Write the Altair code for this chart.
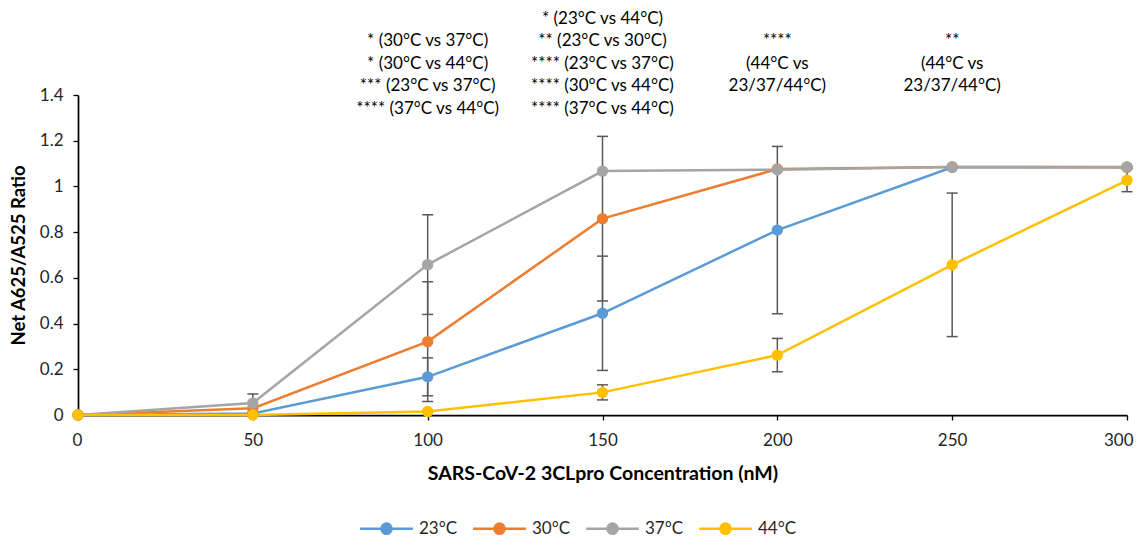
import altair as alt
import pandas as pd

conc = [0, 50, 100, 150, 200, 250, 300]
y_ticks = [0, 0.2, 0.4, 0.6, 0.8, 1, 1.2, 1.4]
temps = ["23°C", "30°C", "37°C", "44°C"]
colors = ["#5B9BD5", "#ED7D31", "#A5A5A5", "#FFC000"]

ratio_23 = [0, 0.007, 0.167, 0.445, 0.809, 1.084, 1.084]
ratio_30 = [0, 0.029, 0.321, 0.859, 1.076, 1.085, 1.084]
ratio_37 = [0, 0.052, 0.658, 1.067, 1.073, 1.085, 1.085]
ratio_44 = [0, 0.0, 0.015, 0.099, 0.262, 0.657, 1.027]

err_23 = [0, 0, 0.083, 0.25, 0.366, 0, 0]
err_30 = [0, 0, 0.262, 0.36, 0, 0, 0]
err_37 = [0, 0.04, 0.218, 0, 0, 0, 0]
err_44 = [0, 0, 0, 0.033, 0.073, 0.314, 0.05]

annot_x = [100, 150, 200, 250]
annot_lines = [
    ["* (30°C vs 37°C)", "* (30°C vs 44°C)", "*** (23°C vs 37°C)", "**** (37°C vs 44°C)"],
    ["* (23°C vs 44°C)", "** (23°C vs 30°C)", "**** (23°C vs 37°C)", "**** (30°C vs 44°C)", "**** (37°C vs 44°C)"],
    ["****", "(44°C vs", "23/37/44°C)"],
    ["**", "(44°C vs", "23/37/44°C)"],
]

series = {"23°C": (ratio_23, err_23), "30°C": (ratio_30, err_30),
          "37°C": (ratio_37, err_37), "44°C": (ratio_44, err_44)}
rows = []
for t in temps:
    vals, errs = series[t]
    for c, v, e in zip(conc, vals, errs):
        rows.append({"temp": t, "conc": c, "ratio": v, "err": e, "lo": v - e, "hi": v + e})
df = pd.DataFrame(rows)

# pad every block to the same number of lines so that all blocks share a bottom line
n_max = max(len(l) for l in annot_lines)
annot_df = pd.DataFrame({
    "x": annot_x,
    "text": ["\n".join([" "] * (n_max - len(l)) + l) for l in annot_lines],
})

FONT = "Lato"
TXT = "#262626"
FS = 17

x_enc = alt.X("conc:Q", scale=alt.Scale(domain=[0, 300], nice=False),
              axis=alt.Axis(values=conc, title="SARS-CoV-2 3CLpro Concentration (nM)", grid=False,
                            tickSize=5, labelPadding=12, titlePadding=16, format="d",
                            titleFontSize=19.5, labelFlush=True, labelFlushOffset=6))
y_enc = alt.Y("ratio:Q", scale=alt.Scale(domain=[0, 1.4], nice=False),
              axis=alt.Axis(values=y_ticks, title="Net A625/A525 Ratio", format="~g", grid=False,
                            tickSize=5, labelPadding=10, titlePadding=11, titleFontSize=18.5))

color_scale = alt.Scale(domain=temps, range=colors)
sym_path = "M-4.4,0H4.4M-0.85,0A0.85,0.85,0,1,1,0.85,0A0.85,0.85,0,1,1,-0.85,0Z"
leg = alt.Legend(title=None, orient="none", legendX=300, legendY=425, direction="horizontal",
                 symbolType=sym_path, symbolSize=144, symbolStrokeWidth=2.5,
                 labelFontSize=FS, labelFont=FONT, labelColor=TXT, labelOffset=24,
                 columnPadding=10)

base = alt.Chart(df)
bars = base.transform_filter("datum.err > 0").mark_rule(color="#595959", strokeWidth=1.5).encode(
    x=x_enc, y="lo:Q", y2="hi:Q")
caps = base.transform_filter("datum.err > 0").transform_fold(["lo", "hi"], as_=["end", "val"]).mark_tick(
    orient="horizontal", size=11, thickness=1.5, color="#595959", opacity=1).encode(
    x="conc:Q", y="val:Q")
lines = base.mark_line(strokeWidth=2.5).encode(
    x=x_enc, y=y_enc, stroke=alt.Stroke("temp:N", scale=color_scale, legend=leg))
points = base.mark_circle(size=130, opacity=1).encode(
    x="conc:Q", y="ratio:Q", fill=alt.Fill("temp:N", scale=color_scale, legend=leg))
annot = alt.Chart(annot_df).mark_text(align="center", baseline="bottom", lineBreak="\n",
                                      lineHeight=22.4, fontSize=FS, font=FONT, color="#000000").encode(
    x="x:Q", y=alt.value(-67), text="text:N")

chart = alt.layer(bars, caps, lines, points, annot).properties(
    width=1049, height=320,
    autosize=alt.AutoSizeParams(type="none"),
    padding={"left": 70, "top": 87, "right": 8, "bottom": 123},
).configure_view(stroke=None).configure_axis(
    domainColor="#000000", domainWidth=1.75, tickColor="#000000", tickWidth=1.3,
    labelFont=FONT, labelFontSize=FS, labelColor=TXT,
    titleFont=FONT, titleFontWeight="bold", titleColor="#000000",
)

chart.save("out.html", embed_options={"renderer": "svg", "actions": False})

== Stated exercise ==
Restate, line by line and word for word, everything from the top of the material through the line that contains "labelPadding=10, titlePadding=11, titleFontSize=18.5))". Leave pictures out.

== Response to the task ==
Write the Altair code for this chart.
import altair as alt
import pandas as pd

conc = [0, 50, 100, 150, 200, 250, 300]
y_ticks = [0, 0.2, 0.4, 0.6, 0.8, 1, 1.2, 1.4]
temps = ["23°C", "30°C", "37°C", "44°C"]
colors = ["#5B9BD5", "#ED7D31", "#A5A5A5", "#FFC000"]

ratio_23 = [0, 0.007, 0.167, 0.445, 0.809, 1.084, 1.084]
ratio_30 = [0, 0.029, 0.321, 0.859, 1.076, 1.085, 1.084]
ratio_37 = [0, 0.052, 0.658, 1.067, 1.073, 1.085, 1.085]
ratio_44 = [0, 0.0, 0.015, 0.099, 0.262, 0.657, 1.027]

err_23 = [0, 0, 0.083, 0.25, 0.366, 0, 0]
err_30 = [0, 0, 0.262, 0.36, 0, 0, 0]
err_37 = [0, 0.04, 0.218, 0, 0, 0, 0]
err_44 = [0, 0, 0, 0.033, 0.073, 0.314, 0.05]

annot_x = [100, 150, 200, 250]
annot_lines = [
    ["* (30°C vs 37°C)", "* (30°C vs 44°C)", "*** (23°C vs 37°C)", "**** (37°C vs 44°C)"],
    ["* (23°C vs 44°C)", "** (23°C vs 30°C)", "**** (23°C vs 37°C)", "**** (30°C vs 44°C)", "**** (37°C vs 44°C)"],
    ["****", "(44°C vs", "23/37/44°C)"],
    ["**", "(44°C vs", "23/37/44°C)"],
]

series = {"23°C": (ratio_23, err_23), "30°C": (ratio_30, err_30),
          "37°C": (ratio_37, err_37), "44°C": (ratio_44, err_44)}
rows = []
for t in temps:
    vals, errs = series[t]
    for c, v, e in zip(conc, vals, errs):
        rows.append({"temp": t, "conc": c, "ratio": v, "err": e, "lo": v - e, "hi": v + e})
df = pd.DataFrame(rows)

# pad every block to the same number of lines so that all blocks share a bottom line
n_max = max(len(l) for l in annot_lines)
annot_df = pd.DataFrame({
    "x": annot_x,
    "text": ["\n".join([" "] * (n_max - len(l)) + l) for l in annot_lines],
})

FONT = "Lato"
TXT = "#262626"
FS = 17

x_enc = alt.X("conc:Q", scale=alt.Scale(domain=[0, 300], nice=False),
              axis=alt.Axis(values=conc, title="SARS-CoV-2 3CLpro Concentration (nM)", grid=False,
                            tickSize=5, labelPadding=12, titlePadding=16, format="d",
                            titleFontSize=19.5, labelFlush=True, labelFlushOffset=6))
y_enc = alt.Y("ratio:Q", scale=alt.Scale(domain=[0, 1.4], nice=False),
              axis=alt.Axis(values=y_ticks, title="Net A625/A525 Ratio", format="~g", grid=False,
                            tickSize=5, labelPadding=10, titlePadding=11, titleFontSize=18.5))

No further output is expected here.